- _GIVEN DATA_:

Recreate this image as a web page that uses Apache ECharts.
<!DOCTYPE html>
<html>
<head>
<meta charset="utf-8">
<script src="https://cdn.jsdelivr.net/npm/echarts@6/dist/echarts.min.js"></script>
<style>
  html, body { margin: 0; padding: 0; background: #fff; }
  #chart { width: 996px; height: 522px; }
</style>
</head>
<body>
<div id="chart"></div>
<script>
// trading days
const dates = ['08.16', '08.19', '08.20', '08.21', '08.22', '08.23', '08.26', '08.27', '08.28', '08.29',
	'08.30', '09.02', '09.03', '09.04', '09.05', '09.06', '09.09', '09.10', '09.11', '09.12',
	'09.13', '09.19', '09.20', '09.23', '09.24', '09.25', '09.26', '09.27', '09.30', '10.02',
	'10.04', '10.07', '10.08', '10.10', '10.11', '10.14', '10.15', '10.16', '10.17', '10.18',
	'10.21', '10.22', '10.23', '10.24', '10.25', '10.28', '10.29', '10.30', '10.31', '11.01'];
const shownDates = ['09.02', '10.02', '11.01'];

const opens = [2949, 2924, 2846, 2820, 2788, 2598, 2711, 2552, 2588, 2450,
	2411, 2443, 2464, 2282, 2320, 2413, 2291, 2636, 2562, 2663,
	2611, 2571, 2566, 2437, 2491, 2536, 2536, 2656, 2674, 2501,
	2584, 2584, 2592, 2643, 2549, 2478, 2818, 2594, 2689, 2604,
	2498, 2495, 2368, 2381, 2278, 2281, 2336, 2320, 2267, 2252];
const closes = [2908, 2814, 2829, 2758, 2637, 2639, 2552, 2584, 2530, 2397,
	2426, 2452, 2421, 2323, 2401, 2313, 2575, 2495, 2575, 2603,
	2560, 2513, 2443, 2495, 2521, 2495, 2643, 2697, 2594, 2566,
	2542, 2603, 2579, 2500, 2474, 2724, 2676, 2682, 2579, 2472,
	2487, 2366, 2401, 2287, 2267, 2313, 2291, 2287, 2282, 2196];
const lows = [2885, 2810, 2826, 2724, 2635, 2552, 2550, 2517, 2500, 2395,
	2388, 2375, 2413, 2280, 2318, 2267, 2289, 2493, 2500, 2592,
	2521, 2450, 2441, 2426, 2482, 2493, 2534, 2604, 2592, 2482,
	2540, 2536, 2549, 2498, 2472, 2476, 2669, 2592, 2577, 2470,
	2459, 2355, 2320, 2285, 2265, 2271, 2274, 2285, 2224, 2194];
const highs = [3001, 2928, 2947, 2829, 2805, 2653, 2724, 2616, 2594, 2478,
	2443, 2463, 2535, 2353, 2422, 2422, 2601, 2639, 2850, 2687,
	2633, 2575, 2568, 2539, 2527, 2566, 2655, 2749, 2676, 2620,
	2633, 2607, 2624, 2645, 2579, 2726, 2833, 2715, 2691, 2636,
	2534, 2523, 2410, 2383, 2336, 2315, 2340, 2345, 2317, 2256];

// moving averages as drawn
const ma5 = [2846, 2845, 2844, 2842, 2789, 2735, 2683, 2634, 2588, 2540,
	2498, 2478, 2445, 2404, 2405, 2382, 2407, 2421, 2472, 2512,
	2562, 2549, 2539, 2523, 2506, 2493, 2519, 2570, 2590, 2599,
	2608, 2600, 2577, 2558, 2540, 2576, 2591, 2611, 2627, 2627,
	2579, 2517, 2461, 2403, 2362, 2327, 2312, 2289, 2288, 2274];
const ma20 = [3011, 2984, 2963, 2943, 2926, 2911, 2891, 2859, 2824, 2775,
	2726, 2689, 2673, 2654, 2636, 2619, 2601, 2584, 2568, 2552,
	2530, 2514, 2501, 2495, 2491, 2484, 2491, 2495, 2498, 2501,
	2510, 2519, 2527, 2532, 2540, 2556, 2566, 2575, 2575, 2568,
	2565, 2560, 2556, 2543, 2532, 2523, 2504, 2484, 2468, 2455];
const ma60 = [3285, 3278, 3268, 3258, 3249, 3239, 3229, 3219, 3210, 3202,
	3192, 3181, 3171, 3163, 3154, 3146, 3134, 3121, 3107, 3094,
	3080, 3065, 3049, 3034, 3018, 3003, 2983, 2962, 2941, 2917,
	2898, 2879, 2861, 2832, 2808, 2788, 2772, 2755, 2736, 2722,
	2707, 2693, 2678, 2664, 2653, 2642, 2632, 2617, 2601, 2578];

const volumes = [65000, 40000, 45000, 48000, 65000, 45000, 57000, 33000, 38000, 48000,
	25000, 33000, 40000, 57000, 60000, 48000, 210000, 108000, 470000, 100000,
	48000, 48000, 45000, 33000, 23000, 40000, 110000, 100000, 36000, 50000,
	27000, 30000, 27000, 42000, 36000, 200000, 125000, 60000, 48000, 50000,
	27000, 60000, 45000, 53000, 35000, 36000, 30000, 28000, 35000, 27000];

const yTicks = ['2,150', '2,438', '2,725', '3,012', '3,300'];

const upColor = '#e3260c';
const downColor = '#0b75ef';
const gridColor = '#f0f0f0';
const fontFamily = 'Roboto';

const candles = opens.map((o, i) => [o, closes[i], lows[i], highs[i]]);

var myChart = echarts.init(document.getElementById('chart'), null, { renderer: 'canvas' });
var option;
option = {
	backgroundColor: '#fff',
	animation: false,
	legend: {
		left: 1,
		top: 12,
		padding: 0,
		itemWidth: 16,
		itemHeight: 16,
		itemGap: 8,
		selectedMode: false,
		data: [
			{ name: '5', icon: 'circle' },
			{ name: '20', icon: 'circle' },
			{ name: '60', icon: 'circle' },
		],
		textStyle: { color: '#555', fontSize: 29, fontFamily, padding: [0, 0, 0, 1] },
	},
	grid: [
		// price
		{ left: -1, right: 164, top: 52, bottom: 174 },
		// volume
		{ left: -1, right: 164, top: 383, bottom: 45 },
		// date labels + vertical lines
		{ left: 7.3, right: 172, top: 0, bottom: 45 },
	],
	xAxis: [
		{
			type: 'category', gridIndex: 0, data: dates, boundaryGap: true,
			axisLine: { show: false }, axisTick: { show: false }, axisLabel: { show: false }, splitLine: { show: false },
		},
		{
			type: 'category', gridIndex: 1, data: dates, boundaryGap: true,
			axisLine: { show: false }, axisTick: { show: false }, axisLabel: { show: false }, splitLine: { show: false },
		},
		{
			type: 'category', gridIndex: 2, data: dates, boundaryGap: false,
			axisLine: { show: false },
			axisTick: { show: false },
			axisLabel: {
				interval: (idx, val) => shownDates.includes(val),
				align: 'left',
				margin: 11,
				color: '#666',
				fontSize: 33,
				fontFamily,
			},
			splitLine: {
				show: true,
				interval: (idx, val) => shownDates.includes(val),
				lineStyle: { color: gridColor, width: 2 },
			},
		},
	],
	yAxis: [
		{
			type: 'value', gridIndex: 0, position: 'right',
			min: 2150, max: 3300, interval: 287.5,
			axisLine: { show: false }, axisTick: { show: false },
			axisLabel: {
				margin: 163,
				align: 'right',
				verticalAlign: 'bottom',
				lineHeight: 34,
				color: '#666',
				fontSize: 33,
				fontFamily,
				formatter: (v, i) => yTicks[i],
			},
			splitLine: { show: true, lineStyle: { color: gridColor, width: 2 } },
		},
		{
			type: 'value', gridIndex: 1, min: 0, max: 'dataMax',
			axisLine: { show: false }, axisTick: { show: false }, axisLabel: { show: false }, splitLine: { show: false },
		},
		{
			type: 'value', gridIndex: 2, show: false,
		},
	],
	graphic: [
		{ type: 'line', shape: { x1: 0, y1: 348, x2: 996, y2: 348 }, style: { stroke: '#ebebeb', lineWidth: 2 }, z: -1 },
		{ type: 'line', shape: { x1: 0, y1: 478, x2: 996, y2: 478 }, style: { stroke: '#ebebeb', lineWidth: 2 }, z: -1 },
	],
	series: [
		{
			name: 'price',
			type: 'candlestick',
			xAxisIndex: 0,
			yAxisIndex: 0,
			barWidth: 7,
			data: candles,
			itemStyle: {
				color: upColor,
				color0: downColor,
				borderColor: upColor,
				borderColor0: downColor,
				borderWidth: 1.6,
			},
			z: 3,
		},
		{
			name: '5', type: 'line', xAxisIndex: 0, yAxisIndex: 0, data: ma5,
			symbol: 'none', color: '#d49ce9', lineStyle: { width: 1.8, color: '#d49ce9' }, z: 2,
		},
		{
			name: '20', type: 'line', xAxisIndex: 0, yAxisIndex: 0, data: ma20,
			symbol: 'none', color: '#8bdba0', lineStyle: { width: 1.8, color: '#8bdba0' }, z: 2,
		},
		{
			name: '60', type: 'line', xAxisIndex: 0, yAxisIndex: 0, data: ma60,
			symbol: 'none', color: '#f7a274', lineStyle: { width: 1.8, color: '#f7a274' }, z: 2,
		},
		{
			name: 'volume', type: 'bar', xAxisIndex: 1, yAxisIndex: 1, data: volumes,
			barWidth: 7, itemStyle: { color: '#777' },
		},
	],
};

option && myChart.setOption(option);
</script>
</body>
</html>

- _EXERCISE GOAL_:
Exactly as they appear, please write out the lines from the opening of the listing above down to the line containing "const shownDates = ['09.02', '10.02', '11.01'];", with both end lines included.

- _RESPONSE_:
Recreate this image as a web page that uses Apache ECharts.
<!DOCTYPE html>
<html>
<head>
<meta charset="utf-8">
<script src="https://cdn.jsdelivr.net/npm/echarts@6/dist/echarts.min.js"></script>
<style>
  html, body { margin: 0; padding: 0; background: #fff; }
  #chart { width: 996px; height: 522px; }
</style>
</head>
<body>
<div id="chart"></div>
<script>
// trading days
const dates = ['08.16', '08.19', '08.20', '08.21', '08.22', '08.23', '08.26', '08.27', '08.28', '08.29',
	'08.30', '09.02', '09.03', '09.04', '09.05', '09.06', '09.09', '09.10', '09.11', '09.12',
	'09.13', '09.19', '09.20', '09.23', '09.24', '09.25', '09.26', '09.27', '09.30', '10.02',
	'10.04', '10.07', '10.08', '10.10', '10.11', '10.14', '10.15', '10.16', '10.17', '10.18',
	'10.21', '10.22', '10.23', '10.24', '10.25', '10.28', '10.29', '10.30', '10.31', '11.01'];
const shownDates = ['09.02', '10.02', '11.01'];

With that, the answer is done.